**Task to carry out**
Search the material and gather each line with "this" in it.

**Material**
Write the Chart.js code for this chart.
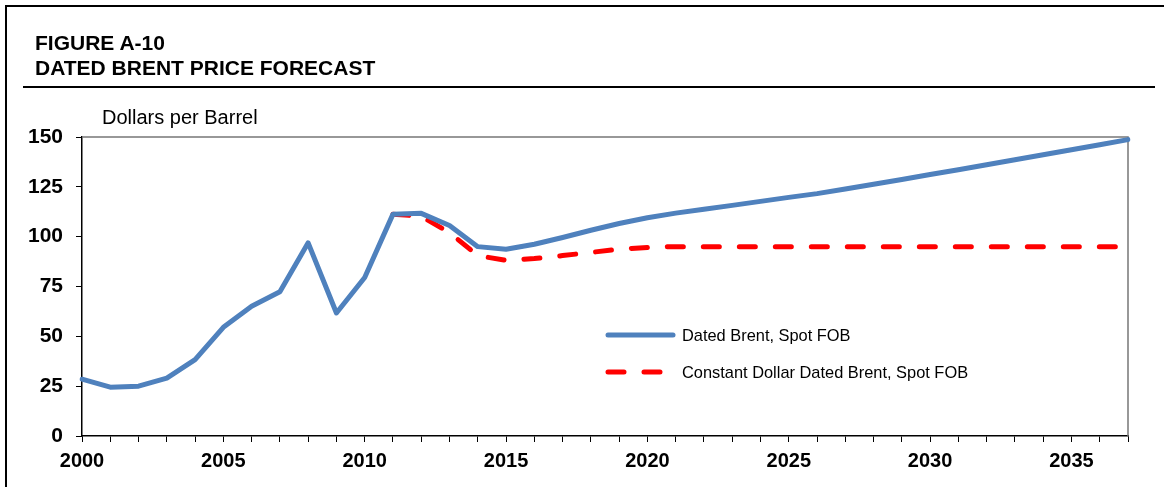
<!DOCTYPE html>
<html>
<head>
<meta charset="utf-8">
<script src="https://cdn.jsdelivr.net/npm/chart.js@4.4.1/dist/chart.umd.min.js"></script>
<style>
  html, body { margin: 0; padding: 0; background: #fff; }
  body { width: 1164px; height: 487px; position: relative; overflow: hidden; font-family: "Liberation Sans", Arial, sans-serif; }
  #chart { position: absolute; left: 0; top: 0; }
  .frame { position: absolute; left: 5px; top: 5px; width: 1200px; height: 600px; border-left: 2px solid #000; border-top: 2px solid #000; }
  .title { position: absolute; left: 35px; top: 30px; font-weight: bold; font-size: 21px; line-height: 25px; color: #000; white-space: nowrap; }
  .rule { position: absolute; left: 23px; top: 86px; width: 1132px; height: 2px; background: #000; }
  .unit { position: absolute; left: 102px; top: 105px; font-size: 20px; line-height: 24px; color: #000; white-space: nowrap; }
</style>
</head>
<body>
<canvas id="chart" width="1164" height="487"></canvas>
<div class="frame"></div>
<div class="title">FIGURE A-10<br>DATED BRENT PRICE FORECAST</div>
<div class="rule"></div>
<div class="unit">Dollars per Barrel</div>
<script>
const years = ['2000','2001','2002','2003','2004','2005','2006','2007','2008','2009',
               '2010','2011','2012','2013','2014','2015','2016','2017','2018','2019',
               '2020','2021','2022','2023','2024','2025','2026','2027','2028','2029',
               '2030','2031','2032','2033','2034','2035','2036','2037'];
const xTickLabels = ['2000','2005','2010','2015','2020','2025','2030','2035'];
const yTicks = [0, 25, 50, 75, 100, 125, 150];

const datedBrent = [28.5, 24.5, 25.0, 29.0, 38.3, 54.5, 65.1, 72.4, 96.9, 61.7,
                    79.5, 111.3, 111.7, 105.6, 95.0, 93.7, 96.2, 99.6, 103.2, 106.6,
                    109.5, 111.8, 113.8, 115.7, 117.7, 119.7, 121.6, 123.9, 126.3, 128.7,
                    131.2, 133.6, 136.1, 138.6, 141.1, 143.6, 146.1, 148.7];
const constantDollar = [null, null, null, null, null, null, null, null, null, null,
                        null, 111.3, 110.2, 102.0, 90.5, 88.1, 89.0, 90.5, 92.1, 93.7,
                        94.6, 95.0, 95.0, 95.0, 95.0, 95.0, 95.0, 95.0, 95.0, 95.0,
                        95.0, 95.0, 95.0, 95.0, 95.0, 95.0, 95.0, 95.0];

const seriesLabels = ['Dated Brent, Spot FOB', 'Constant Dollar Dated Brent, Spot FOB'];

const plotBox = {
  id: 'plotBox',
  beforeDatasetsDraw(chart) {
    const { ctx, chartArea: a } = chart;
    ctx.save();
    ctx.strokeStyle = '#777';
    ctx.lineWidth = 1.5;
    ctx.beginPath();
    ctx.moveTo(a.left, a.top);
    ctx.lineTo(a.right, a.top);
    ctx.lineTo(a.right, a.bottom);
    ctx.stroke();
    ctx.restore();
  }
};

const legendPlugin = {
  id: 'customLegend',
  afterDraw(chart) {
    const { ctx } = chart;
    const rows = [335, 372];
    ctx.save();
    chart.data.datasets.forEach((ds, i) => {
      const y = rows[i];
      ctx.strokeStyle = ds.borderColor;
      ctx.lineWidth = ds.borderWidth;
      ctx.lineCap = 'round';
      ctx.setLineDash(ds.borderDash || []);
      ctx.beginPath();
      ctx.moveTo(608, y);
      ctx.lineTo(i === 0 ? 673 : 665, y);
      ctx.stroke();
      ctx.setLineDash([]);
      ctx.fillStyle = '#000';
      ctx.font = '16.4px "Liberation Sans", Arial, sans-serif';
      ctx.textBaseline = 'middle';
      ctx.textAlign = 'left';
      ctx.fillText(ds.label, 682, y + 1);
    });
    ctx.restore();
  }
};

new Chart(document.getElementById('chart'), {
  type: 'line',
  data: {
    labels: years,
    datasets: [
      {
        label: seriesLabels[0],
        data: datedBrent,
        borderColor: '#4F81BD',
        borderWidth: 5,
        pointRadius: 0,
        tension: 0,
        borderCapStyle: 'round',
        borderJoinStyle: 'round',
        fill: false
      },
      {
        label: seriesLabels[1],
        data: constantDollar,
        borderColor: '#FF0000',
        borderWidth: 5,
        borderDash: [16, 20],
        pointRadius: 0,
        tension: 0,
        borderCapStyle: 'round',
        borderJoinStyle: 'round',
        fill: false,
        spanGaps: false
      }
    ]
  },
  options: {
    responsive: false,
    animation: false,
    devicePixelRatio: 1,
    layout: { padding: { left: 0, top: 137, right: 36, bottom: 0 } },
    plugins: { legend: { display: false }, tooltip: { enabled: false }, title: { display: false } },
    scales: {
      x: {
        type: 'category',
        offset: false,
        grid: { drawOnChartArea: false, drawTicks: true, tickLength: 6, color: '#000', tickWidth: 1 },
        border: { color: '#000', width: 1.5 },
        ticks: {
          autoSkip: false,
          maxRotation: 0,
          minRotation: 0,
          padding: 7,
          color: '#000',
          font: { family: '"Liberation Sans", Arial, sans-serif', size: 20, weight: 'bold' },
          callback: function(value) {
            const lbl = this.getLabelForValue(value);
            return xTickLabels.includes(lbl) ? lbl : '';
          }
        },
        afterFit(scale) { scale.height = 51; }
      },
      y: {
        min: 0,
        max: 150,
        afterBuildTicks(scale) { scale.ticks = yTicks.map(v => ({ value: v })); },
        grid: { drawOnChartArea: false, drawTicks: true, tickLength: 6, color: '#000', tickWidth: 1 },
        border: { color: '#000', width: 1.5 },
        ticks: {
          padding: 13,
          color: '#000',
          font: { family: '"Liberation Sans", Arial, sans-serif', size: 21, weight: 'bold' }
        },
        afterFit(scale) { scale.width = 82; }
      }
    }
  },
  plugins: [plotBox, legendPlugin]
});
</script>
</body>
</html>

**Written answer**
Write the Chart.js code for this chart.
            const lbl = this.getLabelForValue(value);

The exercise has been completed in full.